* PROBLEM REQUIREMENTS: Without the pictures, print the lines running from the beginning of the material to the line containing "var arrowPts = [[0.782, 0.208], [1.092, 0.497]];", both ends included.

--- start of EXCERPTED DATA ---

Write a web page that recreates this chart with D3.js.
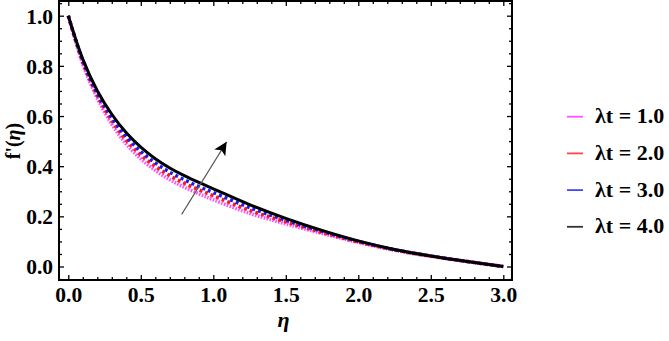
<!DOCTYPE html>
<html>
<head>
<meta charset="utf-8">
<script src="https://cdn.jsdelivr.net/npm/d3@7"></script>
<style>
  body { margin: 0; background: #fff; }
  text { font-family: "Liberation Serif", "Times New Roman", serif; font-weight: bold; }
</style>
</head>
<body>
<svg id="chart"></svg>
<script>
// eta values
var eta = [0, 0.1, 0.2, 0.3, 0.4, 0.5, 0.6, 0.7, 0.8, 0.9, 1.0, 1.25, 1.5, 1.75, 2.0, 2.25, 2.5, 2.75, 3.0];
var lt1 = [1.0, 0.807, 0.671, 0.567, 0.488, 0.429, 0.383, 0.346, 0.316, 0.290, 0.266, 0.212, 0.170, 0.132, 0.096, 0.065, 0.041, 0.020, 0.0];
var lt2 = [1.0, 0.814, 0.681, 0.581, 0.503, 0.445, 0.399, 0.362, 0.332, 0.306, 0.282, 0.224, 0.178, 0.136, 0.098, 0.066, 0.041, 0.020, 0.0];
var lt3 = [1.0, 0.820, 0.690, 0.593, 0.517, 0.459, 0.413, 0.376, 0.346, 0.319, 0.295, 0.235, 0.184, 0.140, 0.100, 0.067, 0.042, 0.020, 0.0];
var lt4 = [1.0, 0.827, 0.701, 0.607, 0.533, 0.476, 0.430, 0.393, 0.362, 0.335, 0.310, 0.247, 0.192, 0.144, 0.102, 0.068, 0.042, 0.020, 0.0];

var seriesNames = ["\u03bbt = 1.0", "\u03bbt = 2.0", "\u03bbt = 3.0", "\u03bbt = 4.0"];
var xTicks = [0, 0.5, 1.0, 1.5, 2.0, 2.5, 3.0];
var yTicks = [0, 0.2, 0.4, 0.6, 0.8, 1.0];
// arrow tail and head in data units
var arrowPts = [[0.782, 0.208], [1.092, 0.497]];

var unit = {width: 669, height: 341};
var m = {left: 59, right: 512, top: 1, bottom: 280};

var svg = d3.select('#chart')
	.attr('width', unit.width)
	.attr('height', unit.height);

var x = d3.scaleLinear().domain([-0.064, 3.06]).range([m.left, m.right]);
var y = d3.scaleLinear().domain([-0.0538, 1.0586]).range([m.bottom, m.top]);

var styles = [
	{color: '#ff4dff', legend: '#ff55ff', width: 3.5, dash: '1.6,1.4'},
	{color: '#ff1a1a', legend: '#ff4444', width: 3.6, dash: '3,3'},
	{color: '#1a1aff', legend: '#4444ff', width: 3.4, dash: '3,3'},
	{color: '#000000', legend: '#333333', width: 3, dash: null}
];
var series = [lt1, lt2, lt3, lt4];

// ticks, all four sides, inward
function minorRange(a, b, s) {
	var out = [];
	for (var i = 0; a + i * s <= b + 1e-9; i++) out.push(+(a + i * s).toFixed(3));
	return out;
}
var xMinor = minorRange(0, 3.0, 0.1).filter(function(d){ return xTicks.indexOf(d) < 0; });
var yMinor = minorRange(-0.05, 1.05, 0.05).filter(function(d){ return yTicks.indexOf(+d.toFixed(2)) < 0; });

function addAxis(axis, transform, labels) {
	var g = svg.append('g').attr('transform', transform).call(axis);
	g.select('.domain').remove();
	g.selectAll('line').attr('stroke', '#000').attr('stroke-width', 1.3);
	if (!labels) g.selectAll('text').remove();
	return g;
}

addAxis(d3.axisBottom(x).tickValues(xMinor).tickSize(-3).tickFormat(''), 'translate(0,' + m.bottom + ')', false);
addAxis(d3.axisTop(x).tickValues(xMinor).tickSize(-3).tickFormat(''), 'translate(0,' + m.top + ')', false);
addAxis(d3.axisTop(x).tickValues(xTicks).tickSize(-5).tickFormat(''), 'translate(0,' + m.top + ')', false);
addAxis(d3.axisLeft(y).tickValues(yMinor).tickSize(-3).tickFormat(''), 'translate(' + m.left + ',0)', false);
addAxis(d3.axisRight(y).tickValues(yMinor).tickSize(-3).tickFormat(''), 'translate(' + m.right + ',0)', false);
addAxis(d3.axisRight(y).tickValues(yTicks).tickSize(-5).tickFormat(''), 'translate(' + m.right + ',0)', false);

var gx = addAxis(d3.axisBottom(x).tickValues(xTicks).tickSize(-5).tickPadding(0).tickFormat(d3.format('.1f')),
	'translate(0,' + m.bottom + ')', true);
gx.selectAll('text').attr('y', 22).attr('dy', 0).attr('font-size', 21.5).attr('fill', '#000');

var gy = addAxis(d3.axisLeft(y).tickValues(yTicks).tickSize(-5).tickFormat(d3.format('.1f')),
	'translate(' + m.left + ',0)', true);
gy.selectAll('text').attr('x', -6).attr('dy', '0.34em').attr('font-size', 21.5).attr('fill', '#000');

// curves
var line = d3.line()
	.x(function(d){ return x(d[0]); })
	.y(function(d){ return y(d[1]); })
	.curve(d3.curveCatmullRom.alpha(0.5));

series.forEach(function(s, i){
	var pts = eta.map(function(e, j){ return [e, s[j]]; });
	svg.append('path')
		.datum(pts)
		.attr('d', line)
		.attr('fill', 'none')
		.attr('stroke', styles[i].color)
		.attr('stroke-width', styles[i].width)
		.attr('stroke-dasharray', styles[i].dash);
});

// arrow
svg.append('defs').append('marker')
	.attr('id', 'head')
	.attr('viewBox', '0 0 10 10')
	.attr('refX', 10).attr('refY', 5)
	.attr('markerWidth', 18).attr('markerHeight', 13)
	.attr('markerUnits', 'userSpaceOnUse')
	.attr('orient', 'auto')
	.append('path')
	.attr('d', 'M0,0 L10,5 L0,10 L2.5,5 Z')
	.attr('fill', '#000');

svg.append('line')
	.attr('x1', x(arrowPts[0][0])).attr('y1', y(arrowPts[0][1]))
	.attr('x2', x(arrowPts[1][0])).attr('y2', y(arrowPts[1][1]))
	.attr('stroke', '#555')
	.attr('stroke-width', 1.1)
	.attr('marker-end', 'url(#head)');

// frame
svg.append('rect')
	.attr('x', m.left).attr('y', m.top)
	.attr('width', m.right - m.left).attr('height', m.bottom - m.top)
	.attr('fill', 'none')
	.attr('stroke', '#000')
	.attr('stroke-width', 2);

// axis titles
svg.append('text')
	.attr('x', (m.left + m.right) / 2 - 2)
	.attr('y', 327)
	.attr('text-anchor', 'middle')
	.attr('font-size', 22)
	.attr('font-style', 'italic')
	.text('\u03b7');

var yl = svg.append('text')
	.attr('transform', 'translate(20,141) rotate(-90)')
	.attr('text-anchor', 'middle')
	.attr('font-size', 20);
yl.append('tspan').text("f'(");
yl.append('tspan').attr('font-style', 'italic').text('\u03b7');
yl.append('tspan').text(')');

// legend
var leg = svg.append('g');
seriesNames.forEach(function(name, i){
	var yy = 116.7 + i * 36.7;
	leg.append('line')
		.attr('x1', 567).attr('x2', 583)
		.attr('y1', yy).attr('y2', yy)
		.attr('stroke', styles[i].legend)
		.attr('stroke-width', 1.8);
	leg.append('text')
		.attr('x', 595).attr('y', yy)
		.attr('dy', '0.3em')
		.attr('font-size', 22)
		.text(name);
});
</script>
</body>
</html>
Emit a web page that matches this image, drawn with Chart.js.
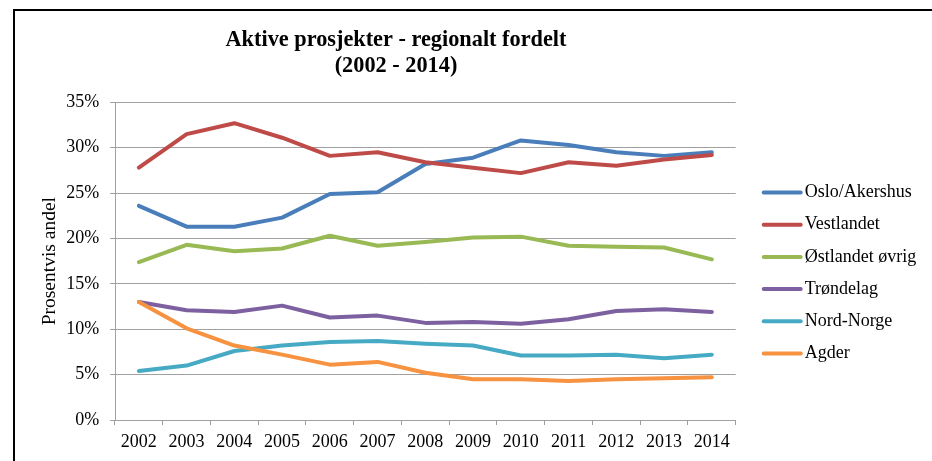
<!DOCTYPE html>
<html>
<head>
<meta charset="utf-8">
<script src="https://cdn.jsdelivr.net/npm/chart.js@4"></script>
<style>
  html, body { margin: 0; padding: 0; background: #fff; }
  #wrap { position: relative; width: 932px; height: 461px; overflow: hidden; }
  #frame { position: absolute; left: 13px; top: 9px; width: 1000px; height: 500px;
           border-left: 2px solid #000; border-top: 2px solid #000; }
  canvas { position: absolute; left: 0; top: 0; }
</style>
</head>
<body>
<div id="wrap">
  <canvas id="chart" width="932" height="461"></canvas>
  <div id="frame"></div>
</div>
<script>
  // data (percent)
  const years = ['2002', '2003', '2004', '2005', '2006', '2007', '2008', '2009', '2010', '2011', '2012', '2013', '2014'];
  const osloAkershus = [23.6, 21.3, 21.3, 22.3, 24.9, 25.1, 28.2, 28.9, 30.8, 30.3, 29.5, 29.1, 29.5];
  const vestlandet   = [27.8, 31.5, 32.7, 31.1, 29.1, 29.5, 28.4, 27.8, 27.2, 28.4, 28.0, 28.7, 29.2];
  const ostlandet    = [17.4, 19.3, 18.6, 18.9, 20.3, 19.2, 19.6, 20.1, 20.2, 19.2, 19.1, 19.0, 17.7];
  const trondelag    = [13.0, 12.1, 11.9, 12.6, 11.3, 11.5, 10.7, 10.8, 10.6, 11.1, 12.0, 12.2, 11.9];
  const nordNorge    = [5.4, 6.0, 7.6, 8.2, 8.6, 8.7, 8.4, 8.2, 7.1, 7.1, 7.2, 6.8, 7.2];
  const agder        = [13.0, 10.1, 8.2, 7.2, 6.1, 6.4, 5.2, 4.5, 4.5, 4.3, 4.5, 4.6, 4.7];

  const seriesNames = ['Oslo/Akershus', 'Vestlandet', 'Østlandet øvrig', 'Trøndelag', 'Nord-Norge', 'Agder'];
  const seriesData = [osloAkershus, vestlandet, ostlandet, trondelag, nordNorge, agder];
  const seriesColors = ['#4A7EBB', '#BE4B48', '#98B954', '#7D60A0', '#46AAC5', '#F69240'];

  const titleLines = ['Aktive prosjekter - regionalt fordelt', '(2002 - 2014)'];
  const yTitle = 'Prosentvis andel';

  const gridGray = '#A0A0A0';
  const FONT = '"Liberation Serif", "Times New Roman", serif';

  Chart.defaults.font.family = FONT;
  Chart.defaults.color = '#000';

  // legend drawn next to the plot, line sample + label
  const lineLegend = {
    id: 'lineLegend',
    afterDraw(chart) {
      const ctx = chart.ctx;
      const x0 = chart.chartArea.right + 27;
      ctx.save();
      ctx.font = '18px ' + FONT;
      ctx.textBaseline = 'middle';
      ctx.textAlign = 'left';
      chart.data.datasets.forEach((ds, i) => {
        const y = 192.5 + i * 32.2;
        ctx.strokeStyle = ds.borderColor;
        ctx.lineWidth = 4;
        ctx.lineCap = 'round';
        ctx.beginPath();
        ctx.moveTo(x0 + 1, y);
        ctx.lineTo(x0 + 38, y);
        ctx.stroke();
        ctx.fillStyle = '#000';
        ctx.fillText(ds.label, x0 + 42, y);
      });
      ctx.restore();
    }
  };

  const datasets = seriesNames.map((name, i) => ({
    label: name,
    data: seriesData[i],
    borderColor: seriesColors[i],
    backgroundColor: seriesColors[i],
    borderWidth: 4,
    pointRadius: 0,
    tension: 0,
    borderJoinStyle: 'round',
    borderCapStyle: 'round',
    order: seriesNames.length - i,
  }));

  new Chart(document.getElementById('chart'), {
    type: 'line',
    data: { labels: years, datasets },
    plugins: [lineLegend],
    options: {
      responsive: false,
      animation: false,
      devicePixelRatio: 1,
      layout: { padding: { left: 56.3, right: 196.3, top: 0, bottom: 0 } },
      plugins: {
        legend: { display: false },
        tooltip: { enabled: false },
        title: {
          display: true,
          text: titleLines,
          color: '#000',
          font: { size: 22.3, weight: 'bold', lineHeight: 1.2 },
          padding: { top: 26.5, bottom: 22.3 },
        },
      },
      scales: {
        x: {
          offset: true,
          grid: { drawOnChartArea: false, drawTicks: true, tickLength: 5, color: gridGray, offset: true },
          border: { color: gridGray, width: 1 },
          ticks: { color: '#000', font: { size: 18 }, padding: 6, maxRotation: 0, autoSkip: false },
          afterFit: (s) => { s.height = 41; },
        },
        y: {
          min: 0,
          max: 35,
          grid: { color: gridGray, lineWidth: 1, tickLength: 5 },
          border: { color: gridGray, width: 1 },
          ticks: { stepSize: 5, color: '#000', font: { size: 18 }, padding: 10.7, callback: (v) => v + '%' },
          title: { display: true, text: yTitle, color: '#000', font: { size: 19.5 }, padding: { top: -18.5, bottom: 0 } },
          afterFit: (s) => { s.width = 58.7; },
        },
      },
    },
  });
</script>
</body>
</html>
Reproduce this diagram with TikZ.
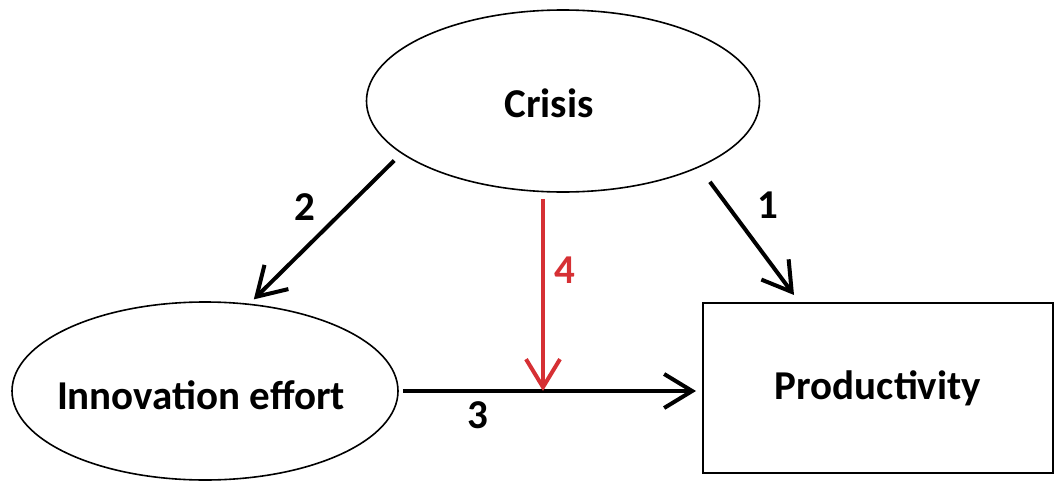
\documentclass[tikz,border=0pt]{standalone}
\usepackage{fontspec}
\setmainfont{Carlito}
\usetikzlibrary{shapes.geometric,arrows.meta}
\definecolor{arrowred}{RGB}{214,48,52}
\begin{document}
\begin{tikzpicture}[x=0.5pt, y=-0.5pt,
  every node/.style={font=\fontsize{20.5}{24}\selectfont\bfseries},
  oval/.style={draw,ellipse,line width=0.8pt,inner sep=0pt},
  box/.style={draw,rectangle,line width=1pt,inner sep=0pt},
  link/.style={line width=2pt,-{Straight Barb[length=14pt,width=17pt]}},
  lbl/.style={inner sep=1pt}]
\useasboundingbox (0,0) rectangle (1055,482);
\node[oval,minimum width=196.5pt,minimum height=91pt,
  label={[lbl,xshift=-7pt,yshift=-1pt]center:Crisis}] (crisis) at (563,101) {};
\node[oval,minimum width=193pt,minimum height=89pt,
  label={[lbl,xshift=-2pt,yshift=-2pt]center:Innovation effort}] (innov) at (205,391) {};
\node[box,minimum width=175pt,minimum height=85pt] (prod) at (878,388) {Productivity};
\draw[link,shorten <=9pt] (crisis.-26) -- ([xshift=46pt,yshift=3.5pt]prod.north west);
\draw[link,shorten <=5pt,shorten >=3pt] (crisis.198) -- (innov.63);
\draw[link] ([xshift=2pt]innov.east) -- ([xshift=-3pt]innov.east -| prod.west);
\draw[link,arrowred,shorten >=3pt] ([xshift=-10pt,yshift=-3pt]crisis.south) -- ([xshift=-10pt,yshift=-3pt]crisis.south |- innov.east);
\node[lbl] (n1) at (768,205) {1};
\node[lbl] (n2) at (305,207) {2};
\node[lbl] (n3) at (478,415) {3};
\node[lbl,text=arrowred] (n4) at (565,270) {4};
\end{tikzpicture}
\end{document}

--- end of EXCERPTED DATA ---

* CORRECT ANSWER:
Write a web page that recreates this chart with D3.js.
<!DOCTYPE html>
<html>
<head>
<meta charset="utf-8">
<script src="https://cdn.jsdelivr.net/npm/d3@7"></script>
<style>
  body { margin: 0; background: #fff; }
  text { font-family: "Liberation Serif", "Times New Roman", serif; font-weight: bold; }
</style>
</head>
<body>
<svg id="chart"></svg>
<script>
// eta values
var eta = [0, 0.1, 0.2, 0.3, 0.4, 0.5, 0.6, 0.7, 0.8, 0.9, 1.0, 1.25, 1.5, 1.75, 2.0, 2.25, 2.5, 2.75, 3.0];
var lt1 = [1.0, 0.807, 0.671, 0.567, 0.488, 0.429, 0.383, 0.346, 0.316, 0.290, 0.266, 0.212, 0.170, 0.132, 0.096, 0.065, 0.041, 0.020, 0.0];
var lt2 = [1.0, 0.814, 0.681, 0.581, 0.503, 0.445, 0.399, 0.362, 0.332, 0.306, 0.282, 0.224, 0.178, 0.136, 0.098, 0.066, 0.041, 0.020, 0.0];
var lt3 = [1.0, 0.820, 0.690, 0.593, 0.517, 0.459, 0.413, 0.376, 0.346, 0.319, 0.295, 0.235, 0.184, 0.140, 0.100, 0.067, 0.042, 0.020, 0.0];
var lt4 = [1.0, 0.827, 0.701, 0.607, 0.533, 0.476, 0.430, 0.393, 0.362, 0.335, 0.310, 0.247, 0.192, 0.144, 0.102, 0.068, 0.042, 0.020, 0.0];

var seriesNames = ["\u03bbt = 1.0", "\u03bbt = 2.0", "\u03bbt = 3.0", "\u03bbt = 4.0"];
var xTicks = [0, 0.5, 1.0, 1.5, 2.0, 2.5, 3.0];
var yTicks = [0, 0.2, 0.4, 0.6, 0.8, 1.0];
// arrow tail and head in data units
var arrowPts = [[0.782, 0.208], [1.092, 0.497]];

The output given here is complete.